Language offers a fun and infinitely expanding world for your child. There are countless things parents can do to enrich this world and to promote bonding.


•   Talk to your baby often. It’s good to look at your baby when talking to her. Infants take in information both from words and context such as facial expression.

•   Name things for your baby.

•   Read to your baby. Start with baby-proof books made of fabric that the baby can mouth and can’t tear. Point out pictures and other items of interest. Some infants show a preference for  books with easy rhymes. Make reading part of snuggle-up time for toddlers. As their vocabulary develops, let them point out things in the pictures.

•   Sing to your baby and with your toddler. It’s a great opportunity for most adults to have a truly appreciative audience.

•   Learn finger games that go with songs and rhymes. Infants love peek-a-boo and This Little Piggy. Toddlers love songs such as The Wheels On the Bus, Old McDonald and Pat a Cake.

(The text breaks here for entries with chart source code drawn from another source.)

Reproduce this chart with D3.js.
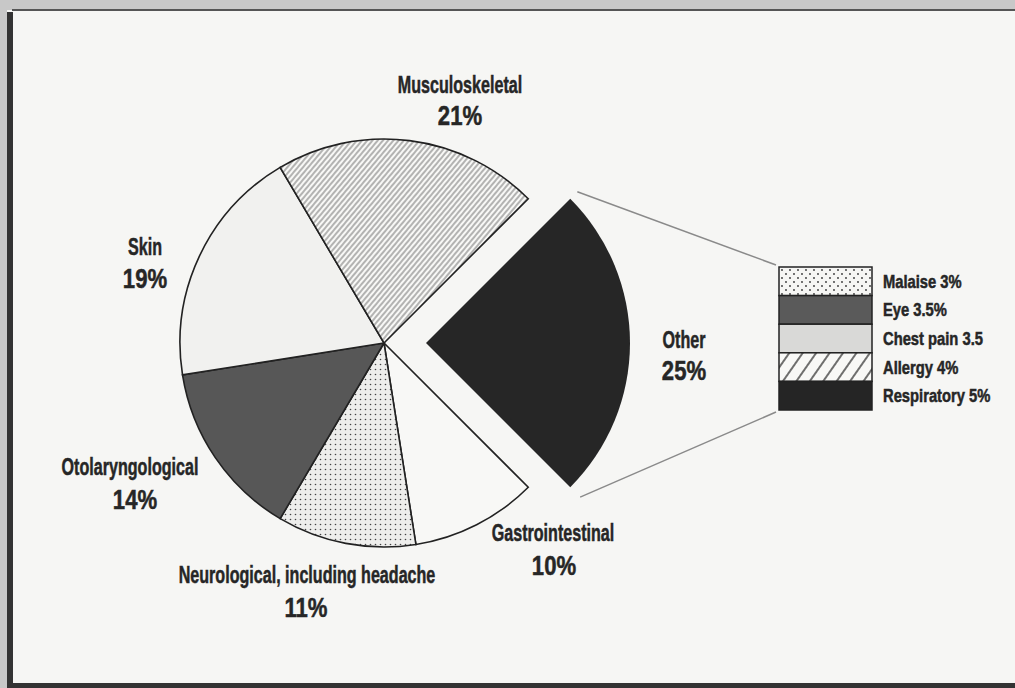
<!DOCTYPE html>
<html><head><meta charset="utf-8">
<script src="https://cdn.jsdelivr.net/npm/d3@7"></script>
<style>
html,body{margin:0;padding:0;background:#c9c9c9;}
svg{display:block;}
text{font-family:"Liberation Sans",Arial,sans-serif;font-weight:bold;fill:#262626;stroke:#262626;stroke-width:0.5px;}
</style></head>
<body>
<svg id="chart" width="1015" height="688"></svg>
<script>
// ---- data ----
const categories = ["Other","Gastrointestinal","Neurological, including headache","Otolaryngological","Skin","Musculoskeletal"];
const values = [25,10,11,14,19,21];
const pctLabels = ["25%","10%","11%","14%","19%","21%"];
const otherParts = ["Malaise","Eye","Chest pain","Allergy","Respiratory"];
const otherValues = [3,3.5,3.5,4,5];
const otherLabels = ["Malaise 3%","Eye 3.5%","Chest pain 3.5","Allergy 4%","Respiratory 5%"];

// ---- layout ----
const W = 1015, H = 688;
const cx = 384, cy = 343, R = 204, explode = 42;
const svg = d3.select("#chart");

// background + frame
svg.append("rect").attr("x",0).attr("y",0).attr("width",W).attr("height",H).attr("fill","#c8c8c8");
svg.append("rect").attr("x",7).attr("y",10).attr("width",W-7).attr("height",H-10).attr("fill","#f6f6f4");
svg.append("rect").attr("x",7).attr("y",12).attr("width",6).attr("height",H-12).attr("fill","#333");
svg.append("rect").attr("x",12).attr("y",9).attr("width",W-12).attr("height",2).attr("fill","#555");
svg.append("rect").attr("x",13).attr("y",683).attr("width",W-13).attr("height",5).attr("fill","#333");

// patterns
const defs = svg.append("defs");
const hf = defs.append("pattern").attr("id","hatchFine").attr("patternUnits","userSpaceOnUse")
  .attr("width",4).attr("height",4).attr("patternTransform","rotate(40)");
hf.append("rect").attr("width",4).attr("height",4).attr("fill","#f8f8f6");
hf.append("line").attr("x1",1).attr("y1",0).attr("x2",1).attr("y2",4).attr("stroke","#555").attr("stroke-width",0.85);

const hw = defs.append("pattern").attr("id","hatchWide").attr("patternUnits","userSpaceOnUse")
  .attr("width",11).attr("height",11).attr("patternTransform","rotate(35)");
hw.append("rect").attr("width",11).attr("height",11).attr("fill","#f8f8f6");
hw.append("line").attr("x1",2).attr("y1",0).attr("x2",2).attr("y2",11).attr("stroke","#333").attr("stroke-width",1.4);

const dn = defs.append("pattern").attr("id","dotsFine").attr("patternUnits","userSpaceOnUse")
  .attr("width",5).attr("height",5);
dn.append("rect").attr("width",5).attr("height",5).attr("fill","#eeeeec");
dn.append("circle").attr("cx",1.5).attr("cy",1.5).attr("r",0.8).attr("fill","#444");

const dm = defs.append("pattern").attr("id","dotsWide").attr("patternUnits","userSpaceOnUse")
  .attr("width",8).attr("height",8);
dm.append("rect").attr("width",8).attr("height",8).attr("fill","#f6f6f4");
dm.append("circle").attr("cx",2).attr("cy",2).attr("r",0.9).attr("fill","#333");
dm.append("circle").attr("cx",6).attr("cy",6).attr("r",0.9).attr("fill","#333");

const sliceFills = ["#262626","#f8f8f6","url(#dotsFine)","#575757","#f1f1ef","url(#hatchFine)"];
const partFills = ["url(#dotsWide)","#5a5a5a","#d9d9d7","url(#hatchWide)","#252525"];

// pie
const pie = d3.pie().sort(null).value(d => d)
  .startAngle(Math.PI/4).endAngle(Math.PI/4 + 2*Math.PI);
const arcs = pie(values);
const arc = d3.arc().innerRadius(0).outerRadius(R);

const g = svg.append("g").attr("transform",`translate(${cx},${cy})`);
g.selectAll("path.slice").data(arcs).join("path")
  .attr("class","slice")
  .attr("transform",(d,i)=>{
    if(i!==0) return null;
    const a = (d.startAngle+d.endAngle)/2;
    return `translate(${Math.sin(a)*explode},${-Math.cos(a)*explode})`;
  })
  .attr("d",arc)
  .attr("fill",(d,i)=>sliceFills[i])
  .attr("stroke",(d,i)=> i===0 ? "none" : "#222")
  .attr("stroke-width",1.6)
  .attr("stroke-linejoin","miter");

// connector lines from exploded slice to stacked bar
const o = arcs[0];
const oa = (o.startAngle+o.endAngle)/2;
const ox = cx + Math.sin(oa)*explode, oy = cy - Math.cos(oa)*explode;
const topPt = [ox + Math.sin(o.startAngle)*(R+10), oy - Math.cos(o.startAngle)*(R+10)];
const botPt = [ox + Math.sin(o.endAngle)*(R+14), oy - Math.cos(o.endAngle)*(R+14)];

// stacked legend bar
const barX = 779, barW = 93;
const y = d3.scaleBand().domain(otherParts).range([267,410]).padding(0);
svg.append("line").attr("x1",topPt[0]).attr("y1",topPt[1]).attr("x2",barX-3).attr("y2",y.range()[0]-2)
  .attr("stroke","#8a8a8a").attr("stroke-width",1.5);
svg.append("line").attr("x1",botPt[0]).attr("y1",botPt[1]).attr("x2",barX-3).attr("y2",y.range()[1]+2)
  .attr("stroke","#8a8a8a").attr("stroke-width",1.5);

svg.selectAll("rect.part").data(otherParts).join("rect")
  .attr("class","part")
  .attr("x",barX).attr("y",d=>y(d)).attr("width",barW).attr("height",y.bandwidth())
  .attr("fill",(d,i)=>partFills[i])
  .attr("stroke","#222").attr("stroke-width",1.5);

svg.selectAll("text.part").data(otherLabels).join("text")
  .attr("class","part")
  .attr("transform",(d,i)=>`translate(883,${y(otherParts[i]) + y.bandwidth()/2 + 6.5}) scale(0.82,1)`)
  .attr("font-size",18)
  .text(d=>d);

// slice labels (name + percentage), placed by hand around the pie
const labelPos = [
  [684,348, 684,380],
  [553,541, 554,575],
  [307,583, 306,617],
  [130,475, 135,509],
  [145,255, 145,288],
  [460,93, 460,125]
];
categories.forEach((c,i)=>{
  const p = labelPos[i];
  svg.append("text")
    .attr("transform",`translate(${p[0]},${p[1]}) scale(0.7,1)`)
    .attr("text-anchor","middle").attr("font-size",23).text(c);
  svg.append("text")
    .attr("transform",`translate(${p[2]},${p[3]}) scale(0.82,1)`)
    .attr("text-anchor","middle").attr("font-size",27).text(pctLabels[i]);
});
</script>
</body></html>
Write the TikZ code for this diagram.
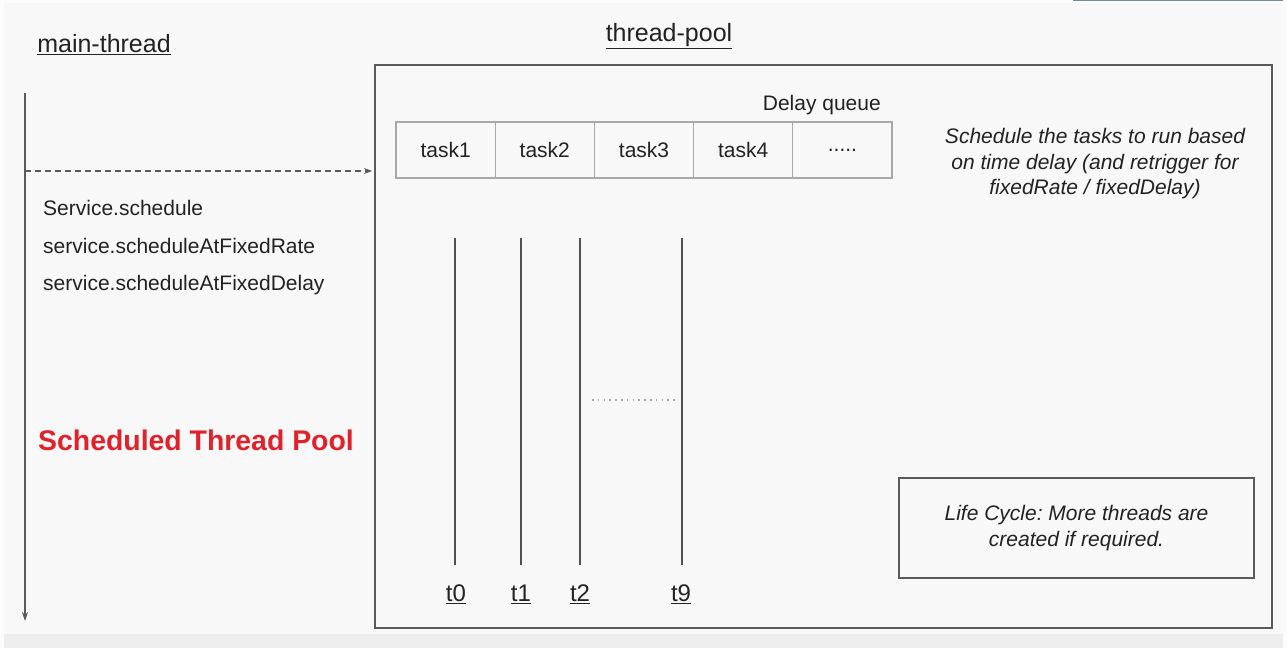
\documentclass[tikz,border=0pt]{standalone}
\usepackage{fontspec}
\setmainfont{Liberation Sans}
\usepackage{tikz}
\usetikzlibrary{arrows.meta,positioning}
\frenchspacing

\definecolor{pagebg}{HTML}{F8F8F8}
\definecolor{bandbg}{HTML}{EEEEEE}
\definecolor{edgeblue}{HTML}{7A889C}
\definecolor{boxline}{HTML}{5A5A5A}
\definecolor{cellline}{HTML}{A8A8A8}
\definecolor{inktext}{HTML}{222222}
\definecolor{titlered}{HTML}{E0222B}

\tikzset{
  body/.style={text=inktext, font=\fontsize{21}{25.5}\selectfont, inner sep=0pt},
  heading/.style={text=inktext, font=\fontsize{25}{30}\selectfont, inner sep=0pt},
  cell/.style={body, draw=cellline, line width=1.3pt, outer sep=0pt,
    minimum width=99.2pt, minimum height=56pt},
  threadline/.style={draw=boxline!90!black, line width=1.3pt},
}

\begin{document}
\begin{tikzpicture}[x=1pt, y=-1pt]
		%%%%% START %%%%%
		\useasboundingbox (0, 0) rectangle (1287, 648);
		\fill[white!60!pagebg] (0, 0) rectangle (1287, 648);
		\fill[pagebg] (4, 3) rectangle (1283, 634);
		\fill[bandbg] (4, 634) rectangle (1283, 648);
		\fill[edgeblue] (1073, 0) rectangle (1283, 1.2);
		
		% titles
		\node[heading] (mainTitle) at (104, 45) {\underline{main-thread}};
		\node[heading] (poolTitle) at (669, 36) {\underline{thread-pool}};
		
		% main thread
		\coordinate (mainTop) at (25, 93);
		\coordinate (mainEnd) at (25, 621);
		\draw[draw=boxline, line width=1.3pt, -{Stealth[length=9pt, width=6pt]}] (mainTop) -- (mainEnd);
		
		\node[body, anchor=west] (callA) at (43, 208) {Service.schedule};
		\node[body, anchor=west] (callB) at (43, 246) {service.scheduleAtFixedRate};
		\node[body, anchor=west] (callC) at (43, 285) {service.scheduleAtFixedDelay};
		
		\node[anchor=west, inner sep=0pt, text=titlered, font=\fontsize{28.4}{32}\selectfont\bfseries] (poolName) at (38, 440) {Scheduled Thread Pool};
		
		% thread pool
		\node[draw=boxline, line width=1.8pt, outer sep=0pt, minimum width=897pt, minimum height=563pt] (poolBox) at (823.5, 346.5) {};
		
		\coordinate (callStart) at (25, 171);
		\draw[draw=boxline, line width=1.3pt, dash pattern=on 6pt off 4pt, -{Stealth[length=8pt, width=6pt]}] (callStart) -- ([xshift=-3pt]callStart -| poolBox.west);
		
		\node[body, anchor=east] (delayLabel) at (881, 105) {Delay queue};
		\node[cell] (q1) at (445.6, 150) {task1};
		\node[cell, right=0pt of q1] (q2) {task2};
		\node[cell, right=0pt of q2] (q3) {task3};
		\node[cell, right=0pt of q3] (q4) {task4};
		\node[cell, right=0pt of q4] (q5) {.....};
		
		\node[body, align=center, font=\fontsize{21}{25.5}\selectfont\itshape] (note) at (1095, 164) {Schedule the tasks to run based\\on time delay (and retrigger for\\fixedRate / fixedDelay)};
		
		% threads
		\coordinate (t0top) at (455, 238);
		\coordinate (t0bot) at (455, 565);
		\coordinate (t1top) at (521, 238);
		\coordinate (t1bot) at (521, 565);
		\coordinate (t2top) at (580, 238);
		\coordinate (t2bot) at (580, 565);
		\coordinate (t9top) at (682, 238);
		\coordinate (t9bot) at (682, 565);
		\draw[threadline] (t0top) -- (t0bot);
		\draw[threadline] (t1top) -- (t1bot);
		\draw[threadline] (t2top) -- (t2bot);
		\draw[threadline] (t9top) -- (t9bot);
		
		\node[heading, font=\fontsize{24}{28}\selectfont] (t0) at (456, 594) {\underline{t0}};
		\node[heading, font=\fontsize{24}{28}\selectfont] (t1) at (521, 594) {\underline{t1}};
		\node[heading, font=\fontsize{24}{28}\selectfont] (t2) at (580, 594) {\underline{t2}};
		\node[heading, font=\fontsize{24}{28}\selectfont] (t9) at (681, 594) {\underline{t9}};
		
		\draw[draw=cellline, line width=1.6pt, dash pattern=on 1.6pt off 4.2pt] (592, 400) -- (675, 400);
		
		% life cycle
		\node[body, draw=boxline, line width=1.5pt, align=center, minimum width=355pt, minimum height=100pt, font=\fontsize{21}{25.5}\selectfont\itshape] (lifeBox) at (1076.5, 528) {\raisebox{-3pt}{Life Cycle: More threads are}\\\raisebox{-3pt}{created if required.}};
		%%%%% END %%%%%
	\end{tikzpicture}
\end{document}
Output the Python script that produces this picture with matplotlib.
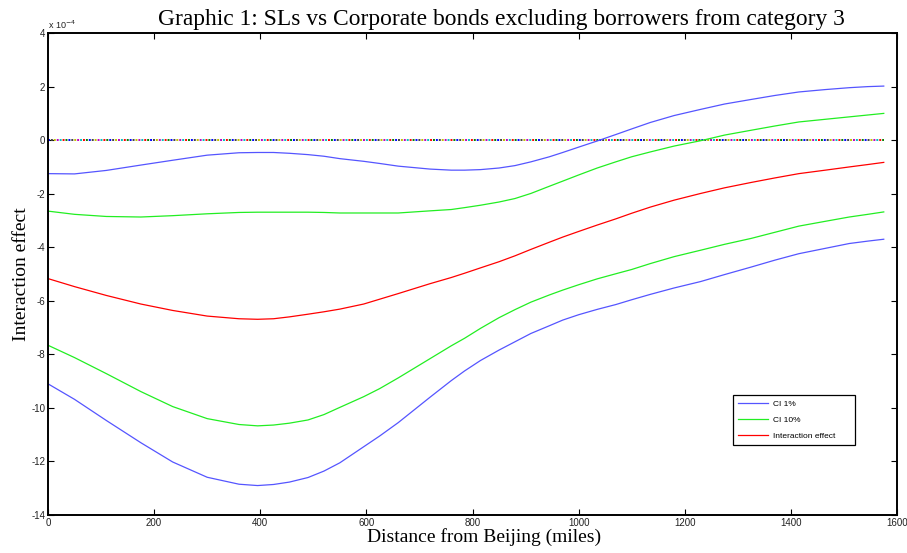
import numpy as np
import matplotlib
matplotlib.use('Agg')
import matplotlib.pyplot as plt

plt.rcParams['axes.unicode_minus'] = False

# distance grid (miles) and curves (units of 1e-4)
distance = [0, 50, 110, 175, 235, 300, 360, 395, 425, 455, 490, 520, 550, 595, 625,
            660, 720, 760, 785, 815, 850, 880, 910, 945, 970, 1000, 1035, 1070, 1100,
            1135, 1180, 1230, 1275, 1325, 1370, 1415, 1465, 1510, 1545, 1575]

ci1_upper = [-1.25, -1.26, -1.13, -0.93, -0.75, -0.56, -0.47, -0.46, -0.46, -0.49,
             -0.54, -0.60, -0.69, -0.79, -0.87, -0.97, -1.08, -1.12, -1.12, -1.10,
             -1.04, -0.95, -0.81, -0.62, -0.46, -0.26, -0.03, 0.21, 0.42, 0.66,
             0.92, 1.15, 1.35, 1.52, 1.67, 1.80, 1.89, 1.96, 2.00, 2.02]
ci10_upper = [-2.65, -2.77, -2.85, -2.87, -2.82, -2.75, -2.70, -2.69, -2.69, -2.69,
              -2.69, -2.70, -2.72, -2.72, -2.72, -2.72, -2.64, -2.59, -2.52, -2.43,
              -2.31, -2.18, -1.99, -1.72, -1.53, -1.30, -1.04, -0.81, -0.62, -0.44,
              -0.22, -0.02, 0.19, 0.37, 0.53, 0.68, 0.78, 0.87, 0.94, 1.00]
effect = [-5.17, -5.47, -5.80, -6.12, -6.36, -6.57, -6.67, -6.69, -6.67, -6.60,
          -6.50, -6.41, -6.31, -6.12, -5.94, -5.73, -5.36, -5.13, -4.97, -4.77,
          -4.54, -4.32, -4.08, -3.81, -3.62, -3.41, -3.17, -2.94, -2.73, -2.50,
          -2.24, -1.99, -1.78, -1.58, -1.41, -1.25, -1.12, -1.00, -0.91, -0.83]
ci10_lower = [-7.66, -8.12, -8.72, -9.39, -9.95, -10.40, -10.62, -10.67, -10.64, -10.57,
              -10.45, -10.25, -9.98, -9.58, -9.28, -8.88, -8.16, -7.68, -7.40, -7.03,
              -6.63, -6.33, -6.05, -5.78, -5.60, -5.40, -5.18, -4.99, -4.83, -4.61,
              -4.35, -4.11, -3.89, -3.67, -3.44, -3.21, -3.03, -2.87, -2.77, -2.68]
ci1_lower = [-9.10, -9.68, -10.47, -11.30, -12.02, -12.59, -12.85, -12.90, -12.86, -12.77,
             -12.60, -12.36, -12.05, -11.45, -11.05, -10.55, -9.60, -8.98, -8.62, -8.23,
             -7.84, -7.53, -7.22, -6.93, -6.72, -6.52, -6.32, -6.14, -5.96, -5.76,
             -5.52, -5.28, -5.02, -4.74, -4.48, -4.24, -4.04, -3.86, -3.77, -3.70]

zero_x = [0, 1575]
zero_y = [0, 0]

x_ticks = list(range(0, 1601, 200))
y_ticks = list(range(-14, 5, 2))

fig = plt.figure(figsize=(9.07, 5.53), dpi=100)
ax = fig.add_axes([0.0529, 0.0687, 0.9361, 0.8715])

# multicoloured dotted zero line (many overlaid MATLAB lines)
zero_colors = ['#0000ff', '#008000', '#ff0000', '#00bfbf', '#bf00bf', '#bfbf00', '#404040']
for i, c in enumerate(zero_colors):
    ax.plot(zero_x, zero_y, color=c, lw=1.4, solid_capstyle='butt',
            linestyle=(i * 1.5, (1.0, 9.5)), dash_capstyle='butt')

l1, = ax.plot(distance, ci1_upper, color='#5555ff', lw=0.9)
ax.plot(distance, ci1_lower, color='#5555ff', lw=0.9)
l2, = ax.plot(distance, ci10_upper, color='#22ee22', lw=0.9)
ax.plot(distance, ci10_lower, color='#22ee22', lw=0.9)
l3, = ax.plot(distance, effect, color='#ff0000', lw=0.9)

ax.set_xlim(0, 1600)
ax.set_ylim(-14, 4)
ax.set_xticks(x_ticks)
ax.set_yticks(y_ticks)
ax.tick_params(direction='in', length=4, width=0.8, top=True, right=True,
               labelsize=7, labelcolor='#222222', pad=2)
for lab in ax.get_xticklabels() + ax.get_yticklabels():
    lab.set_family('Liberation Sans')
for s in ax.spines.values():
    s.set_linewidth(1.4)

ax.text(0, 1.004, 'x 10$^{-4}$', transform=ax.transAxes, fontsize=6.5,
        family='Liberation Sans', color='#222222', va='bottom', ha='left')

ax.set_title('Graphic 1: SLs vs Corporate bonds excluding borrowers from category 3',
             family='Liberation Serif', fontsize=16.9, pad=6, x=0.534)
ax.set_xlabel('Distance from Beijing (miles)', family='Liberation Serif', fontsize=14,
              labelpad=0, x=0.514)
ax.set_ylabel('Interaction effect', family='Liberation Serif', fontsize=14, labelpad=1)

leg = ax.legend([l1, l2, l3], ['CI 1%', 'CI 10%', 'Interaction effect'],
                loc='lower left', bbox_to_anchor=(0.807, 0.145, 0.144, 0.1),
                mode='expand', fancybox=False, edgecolor='black', framealpha=1,
                prop={'family': 'Liberation Sans', 'size': 6}, handlelength=3.6,
                borderaxespad=0, labelspacing=1.0, handletextpad=0.6,
                borderpad=0.6)
leg.get_frame().set_linewidth(0.9)

fig.savefig('out.png', dpi=100)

•   Talk to your toddler and preschool child and listen to what he has to say. Use time at the dinner table, at the grocery store when your child is riding in the cart, or when she’s taking a bath to discuss everything from the color of bananas to the stars in the universe. Parents don’t have to have all the answers, just be willing to allow children to explore ideas and to find words to express their wonder at the world.

•   Take your child to the library. Virtually all libraries have story hours for toddlers and preschoolers. And even if your child has plenty of books, he’ll be delighted by the chance to borrow more. Reading to your preschooler not only increases vocabulary and understanding, it lays the groundwork for learning to read.

Early childhood specialists agree that differences in the quality and quantity of parental investment in a child make a big difference in a child’s development. Language, normally learned from parents, helps a child shape and organize the world. Talking, singing and playing with infants and young children strengthens the bond between parent and child as well as fostering a rich world of words to stimulate growth, curiosity and learning.